Теперь, когда Михаил Иванович ушел от нас навсегда, невольно вспоминаешь эти его живые слова. Они близки мне, они полностью отвечают моей вере. А эта вера создавалась многими годами моей жизни. Я смею считать себя его современником и спутником. Я воспитывался в той же школе жизни, в тех же университетах. Вот почему его взгляды на литературу, на искусство, на поведение человека дороги мне, как мой символ веры.
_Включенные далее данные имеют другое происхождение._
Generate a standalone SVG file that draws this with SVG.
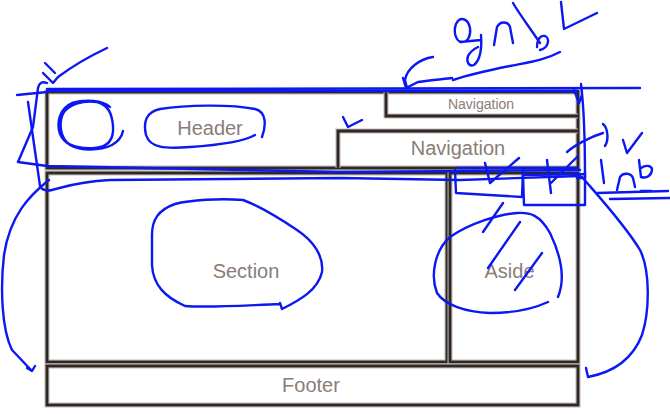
<svg xmlns="http://www.w3.org/2000/svg" width="670" height="414" viewBox="0 0 670 414">
<style>
.halo{fill:none;stroke:#bdb7b2;stroke-width:5}
.frame{fill:none;stroke:#2d2825;stroke-width:2.8}
.lbl{font-family:"Liberation Sans",Arial,sans-serif;fill:#8a7d76;text-anchor:middle}
.ink{fill:none;stroke:#0b18f2;stroke-width:2.4;stroke-linecap:round;stroke-linejoin:round}
</style>
<rect width="670" height="414" fill="#fff"/>
<g id="header">
<rect x="47" y="92" width="531" height="76" class="halo"/>
<rect x="47" y="92" width="531" height="76" class="frame"/>
<text x="210" y="135" font-size="20" class="lbl">Header</text>
</g>
<g id="nav-small">
<path d="M386,92 V116 H578" class="halo"/>
<path d="M386,92 V116 H578" class="frame"/>
<text x="481" y="109" font-size="14" class="lbl">Navigation</text>
</g>
<g id="nav-large">
<path d="M578,131 H338 V168" class="halo"/>
<path d="M578,131 H338 V168" class="frame"/>
<text x="458" y="155" font-size="20" class="lbl">Navigation</text>
</g>
<g id="section">
<rect x="47" y="173" width="400" height="189" class="halo"/>
<rect x="47" y="173" width="400" height="189" class="frame"/>
<text x="246" y="278" font-size="20" class="lbl">Section</text>
</g>
<g id="aside">
<rect x="450" y="173" width="128" height="189" class="halo"/>
<rect x="450" y="173" width="128" height="189" class="frame"/>
<text x="509.5" y="278" font-size="20" class="lbl">Aside</text>
</g>
<g id="footer">
<rect x="47" y="366" width="531" height="39" class="halo"/>
<rect x="47" y="366" width="531" height="39" class="frame"/>
<text x="311" y="392" font-size="20" class="lbl">Footer</text>
</g>
<g id="connectors" class="ink">
<path d="M45,63 L55,73 M43,73 L53,83 L58,77 C70,68 88,57 107,48"/>
<path d="M17,95 L47,92 M47,89 L640,88 M47,90.5 L578,91"/>
<path d="M47,83 Q40,80 38,88 L33,127 L18,162 L47,166 L340,172 L580,170"/>
<path d="M28,102 L40,186 Q43,192 52,190 C65,187 75,182 110,180 L340,178 L460,180 L580,176"/>
<path d="M49,180 C30,195 10,215 4,255 C0,290 2,330 12,350 L32,371 M27,368 L32,371 L35,366"/>
<path d="M110,107 C103,100 85,99 72,103 C60,108 56,122 60,134 C65,146 80,149 95,148 C108,147 114,140 113,126 C112,113 108,105 97,102 C83,100 70,104 64,112 C58,122 60,138 70,145 C80,151 100,151 112,145 C119,141 122,136 123,131"/>
<path d="M255,135 C243,142 220,145 190,147 C165,149 150,148 146,135 C143,122 146,112 160,109 C185,105 230,104 255,109 C267,112 266,126 262,137"/>
<path d="M433,57 C420,59 407,68 405,80 L407,88 M403,78 L406,88 L418,82 C430,80 445,79 452,78"/>
<path d="M453,80 C465,76 480,72 510,66 C530,62 545,60 560,52"/>
<path d="M470,28 C468,18 460,16 456,24 C453,32 456,42 462,42 C468,42 471,36 470,28 M460,42 L481,40 M481,35 C482,48 480,60 474,65 C469,67 466,62 468,56 C470,52 474,49 478,47"/>
<path d="M494,45 L497,27 C500,21 508,21 510,27 L513,43"/>
<path d="M513,3 C520,15 530,28 540,43 M537,47 C537,40 540,35 545,36 C550,38 549,48 540,50"/>
<path d="M561,2 L564,29 L597,13"/>
<path d="M343,117 L348,127 L362,120"/>
<path d="M574,90 L579,103 L582,95 M581,84 C583,100 585,140 585,178 L577,178"/>
<path d="M458,168 L578,168"/>
<path d="M455,170 L456,193 L522,197 L523,170"/>
<path d="M523,175 L584,174 M523,175 L524,205 L585,205 L585,172"/>
<path d="M485,163 L490,183 L519,158"/>
<path d="M547,160 L551,193 M551,183 L578,156 M567,152 C575,145 590,137 603,133 M603,124 C608,128 609,140 605,146"/>
<path d="M623,140 L627,153 L642,133"/>
<path d="M601,160 L604,183"/>
<path d="M617,190 L620,177 C623,172 631,173 633,178 L635,187"/>
<path d="M639,160 L641,177 C647,179 652,175 652,169 C651,165 645,165 641,168"/>
<path d="M597,193 L668,191 M610,199 L670,198 M641,191 L651,191"/>
<path d="M582,177 C600,198 625,225 640,250 C650,270 650,310 642,335 C633,358 615,372 588,377 L586,368"/>
<path d="M558,297 C565,280 562,258 550,233 C540,215 530,212 517,213 C500,214 470,223 450,237 C435,250 430,275 437,293 C445,305 465,312 490,313 C515,313 535,308 548,302"/>
<path d="M503,203 L483,232 M520,222 L488,268 M542,253 L515,290"/>
<path d="M280,303 L282,309 C300,300 318,290 322,272 C324,255 312,240 297,230 C282,220 262,207 243,200 C220,198 190,200 175,204 C158,210 152,220 152,235 L152,265 C153,285 165,297 185,306 C210,308 250,305 280,304"/>
</g>
</svg>
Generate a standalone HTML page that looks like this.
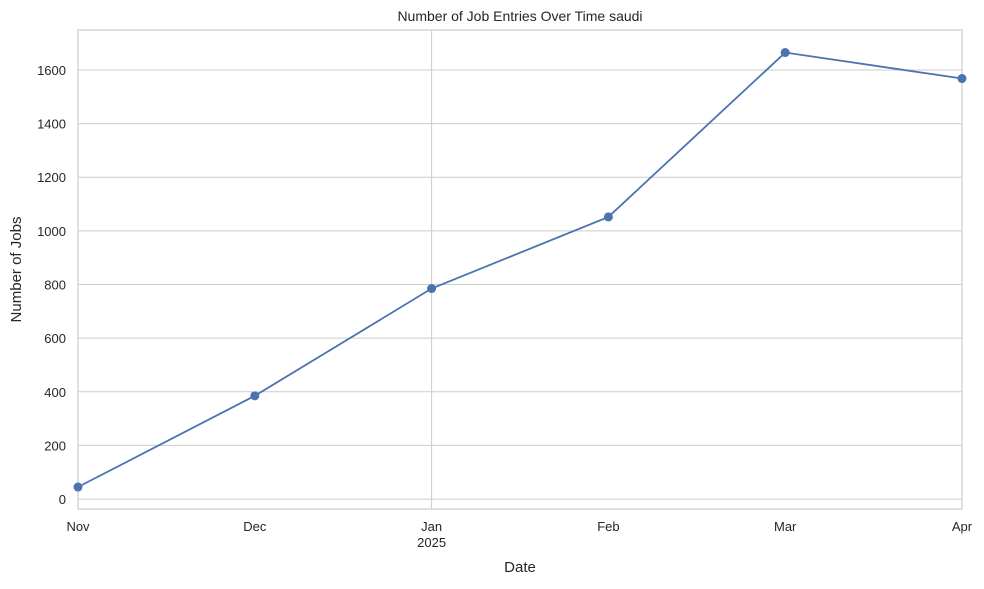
<!DOCTYPE html>
<html><head><meta charset="utf-8"><style>
body{margin:0;background:#fff;font-family:"Liberation Sans","DejaVu Sans",sans-serif;}
svg text{font-family:"Liberation Sans","DejaVu Sans",sans-serif;fill:#262626;}
</style></head><body>
<svg id="chart" width="984" height="584" xmlns="http://www.w3.org/2000/svg"></svg>
<script>
const categories = ["Nov","Dec","Jan","Feb","Mar","Apr"];
const subLabels = ["","","2025","","",""];
const values = [45, 385, 785, 1052, 1665, 1568];
const yTicks = [0,200,400,600,800,1000,1200,1400,1600];

const L=78,R=962,T=30,B=509, yMin=-37, yMax=1749;
const xs=i=>L+(R-L)*i/(categories.length-1);
const ys=v=>B-(v-yMin)/(yMax-yMin)*(B-T);
const svg=document.getElementById('chart');
const NS='http://www.w3.org/2000/svg';
function mk(tag,attrs,parent){const e=document.createElementNS(NS,tag);for(const k in attrs)e.setAttribute(k,attrs[k]);(parent||svg).appendChild(e);return e;}

yTicks.forEach(v=>{
  const g=mk('line',{x1:L,x2:R,y1:ys(v),y2:ys(v),stroke:'#cccccc','stroke-width':1});
  
  
  const t=mk('text',{x:L-12,y:ys(v)+5,'text-anchor':'end','font-size':13});
  t.textContent=v;
  
  
});
// major vertical grid at Jan
const vg=mk('line',{x1:xs(2),x2:xs(2),y1:T,y2:B,stroke:'#cccccc','stroke-width':1});



const frame=mk('rect',{x:L,y:T,width:R-L,height:B-T,fill:'none',stroke:'#cccccc','stroke-width':1.2});



categories.forEach((c,i)=>{
  const t=mk('text',{x:xs(i),y:531,'text-anchor':'middle','font-size':13});
  t.textContent=c;
  
  
  if(subLabels[i]){
    const s=mk('text',{x:xs(i),y:547,'text-anchor':'middle','font-size':13});
    s.textContent=subLabels[i];
    
    
  }
});

const pts=values.map((v,i)=>xs(i)+','+ys(v)).join(' ');
const line=mk('polyline',{points:pts,fill:'none',stroke:'#4c72b0','stroke-width':1.8});


values.forEach((v,i)=>{
  const c=mk('circle',{cx:xs(i),cy:ys(v),r:4.5,fill:'#4c72b0'});
  
  
});

const title=mk('text',{x:(L+R)/2,y:21,'text-anchor':'middle','font-size':14});
title.textContent='Number of Job Entries Over Time saudi';


const xt=mk('text',{x:(L+R)/2,y:572,'text-anchor':'middle','font-size':15});
xt.textContent='Date';


const yt=mk('text',{x:0,y:0,'text-anchor':'middle','font-size':15,transform:'translate(21,'+((T+B)/2)+') rotate(-90)'});
yt.textContent='Number of Jobs';


</script>
</body></html>
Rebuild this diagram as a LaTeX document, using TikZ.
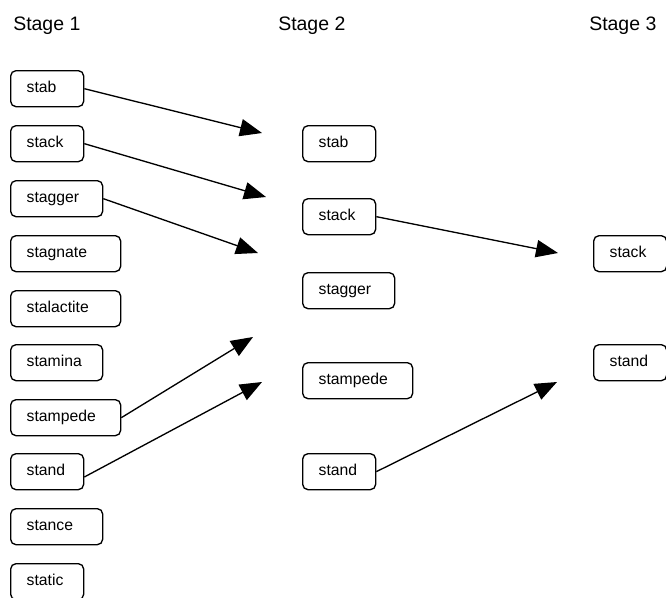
\documentclass[tikz,border=0pt]{standalone}
\usepackage{fontspec}
\setmainfont{Liberation Sans}
\usetikzlibrary{arrows.meta}
\tikzset{
  wordbox/.style={draw, line width=1pt, rounded corners=4pt, minimum height=27pt,
    inner xsep=12pt, inner ysep=0pt, anchor=north west, align=left,
    text height=8.6pt, text depth=2.6pt,
    font=\fontsize{11.8pt}{13pt}\selectfont},
  wA/.style={text width=30.75pt},
  wB/.style={text width=45pt},
  wC/.style={text width=58.5pt},
  header/.style={anchor=base west, inner sep=0pt, font=\fontsize{14.6pt}{16pt}\selectfont},
  link/.style={line width=1pt, -{Triangle[length=16.5pt,width=13pt]}}
}
\begin{document}
\begin{tikzpicture}[x=0.75pt,y=-0.75pt]
\useasboundingbox (0,0) rectangle (666,597);
\clip (0,0) rectangle (666,597);
% headers
\node[header] (h1) at (13,30) {Stage 1};
\node[header] (h2) at (278,30) {Stage 2};
\node[header] (h3) at (589,30) {Stage 3};
% stage 1
\node[wordbox,wA] (a1) at (10,70) {stab};
\node[wordbox,wA] (a2) at (10,125) {stack};
\node[wordbox,wB] (a3) at (10,180) {stagger};
\node[wordbox,wC] (a4) at (10,235) {stagnate};
\node[wordbox,wC] (a5) at (10,290) {stalactite};
\node[wordbox,wB] (a6) at (10,344) {stamina};
\node[wordbox,wC] (a7) at (10,399) {stampede};
\node[wordbox,wA] (a8) at (10,453) {stand};
\node[wordbox,wB] (a9) at (10,508) {stance};
\node[wordbox,wA] (a10) at (10,563) {static};
% stage 2
\node[wordbox,wA] (b1) at (302,125) {stab};
\node[wordbox,wA] (b2) at (302,198) {stack};
\node[wordbox,wB] (b3) at (302,272) {stagger};
\node[wordbox,wC] (b4) at (302,362) {stampede};
\node[wordbox,wA] (b5) at (302,453) {stand};
% stage 3
\node[wordbox,wA] (c1) at (593,235) {stack};
\node[wordbox,wA] (c2) at (593,344) {stand};
% arrow ends
\coordinate (t1) at (262,133);
\coordinate (t2) at (266,197);
\coordinate (t3) at (258,253);
\coordinate (t4) at (253,337);
\coordinate (t5) at (262,382);
\coordinate (t6) at (558,253);
\coordinate (t7) at (557,382);
\draw[link] (a1.east) -- (t1);
\draw[link] (a2.east) -- (t2);
\draw[link] (a3.east) -- (t3);
\draw[link] (a7.east) -- (t4);
\draw[link] ([yshift=-4pt]a8.east) -- (t5);
\draw[link] (b2.east) -- (t6);
\draw[link] (b5.east) -- (t7);
\end{tikzpicture}
\end{document}
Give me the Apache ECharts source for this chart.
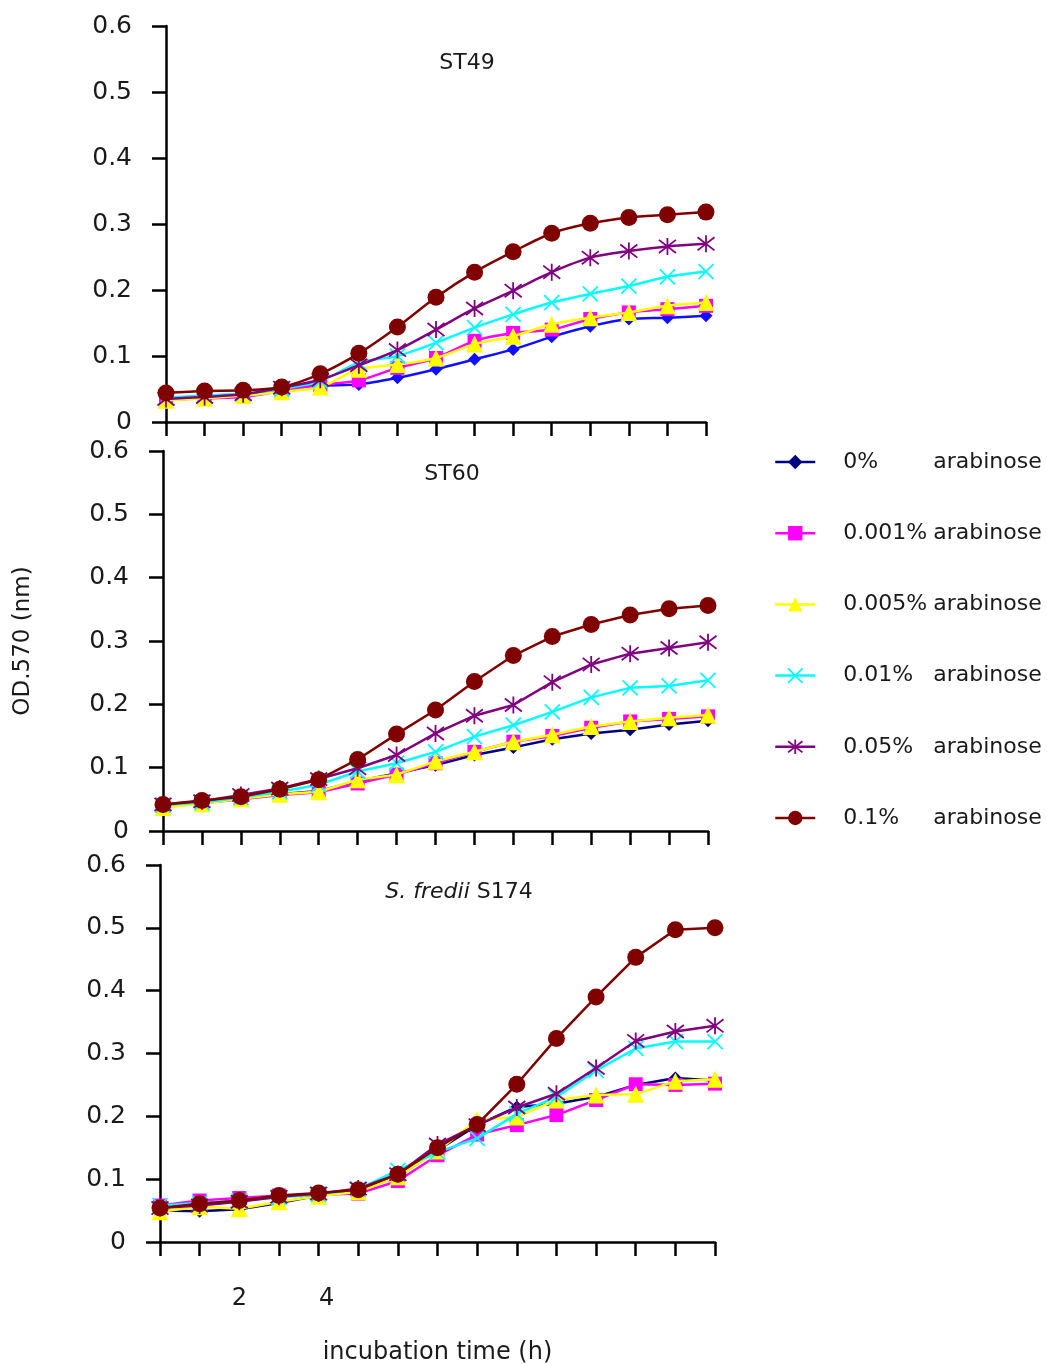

Михаил Иванович был благороднейшим представителем той славной старой гвардии революционеров, богато одаренных духовно и морально целеустремленных, которые отдали себя целиком великому делу освобождения народа от гнета деспотизма, для которых борьба за свободу, за счастье человечества, за коммунистические идеалы была главным содержанием их жизни. Это была замечательная плеяда людей, которые вдохновлялись гением Ленина. Их имена в истории останутся навеки, ка'к имена благодетелей человечества, как народных героев. Их путь, их жизнь — это призыв к совершенству. Если основным признаком культуры нужно считать высокое общественное воспитание, то Михаил Иванович, вместе со своими соратниками из этой блестящей плеяды, является образцом культурнейшего человека. Воплотивший в себе лучшие дары талантливого русского народа, вышедший из самой гущи трудового крестьянства, прошедший великую школу пролетарской борьбы, неустанно работавший над собою, он является высоким интеллигентом, носителем самых передовых идей нашего времени. Как надо жить, как себя воспитывать, как совершенствоваться, чтобы быть подлинным гражданином и патриотом своей страны, борцом и созидателем, — надо учиться у Михаила Ивановича Калинина. Надо всесторонне — глубоко и широко — изучать его жизнь, его живую личность. Мы глубоко почитаем и преклоняемся перед такими людьми, как Дзержинский, Орджоникидзе, Киров, Куйбышев, Скворцов-Степанов, но мало знаем о них как о живых людях. О них надо писать целые книги, большие монографии в поучение молодым поколениям. Нашим литераторам следует со всей силой своего таланта потрудиться над созданием образа положительного героя нашей эпохи на примере жизни и творческих деяний таких людей, как Михаил Иванович Калинин и его незабвенные соратники.